The reform of the Schengen Borders Code aims at reducing the amount of temporary generalised internal EU border checks. However, it would escalate checks on specific groups of people. In particular, the deal would allow police authorities in joint patrols to carry out “random” document checks near internal EU borders with the aim of apprehending people without valid travel or residence documents. Research has already shown that police tend to stop people for checks based on racial, ethnic, or religious characteristics. It is clear that these checks will depend on police’s decisions about who “looks like” a person without valid papers.

Silvia Carta, Advocacy Officer at PICUM, said: “This agreement embraces a very harmful narrative which assumes that people crossing borders without valid documents are a threat to the EU and proposes to address it by increasing policing, while de facto encouraging racial profiling”.

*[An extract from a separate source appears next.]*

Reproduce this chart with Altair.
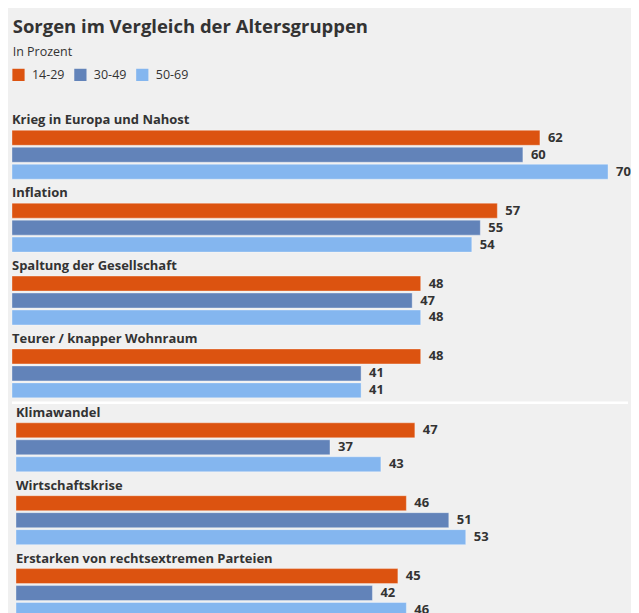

The deal would also legalise the violent practice of ‘internal pushbacks’, which consists in apprehending and detaining people caught without a valid document near an internal border, and transferring them to the member state the police think the person came from without conducting an individual assessment. It is still unclear which ‘safeguards’ have been introduced to protect children, who are not explicitly excluded from such transfer procedures.

The deal would most likely escalate the use of monitoring and surveillance technologies that do not apply relevant safeguards and would be at odds with existing EU data protection legislation and fundamental rights.

Lastly, the deal would also allow internal checks and increased policing in situations of so-called “instrumentalisation of migration”, that is when a member state claims that a non-EU country or ‘hostile non state actor’ is pushing migrants towards external EU borders for political reasons. This is an extremely problematic concept, whose codification into EU law would introduce broad derogations to fundamental rights, including the right to asylum and freedom of movement.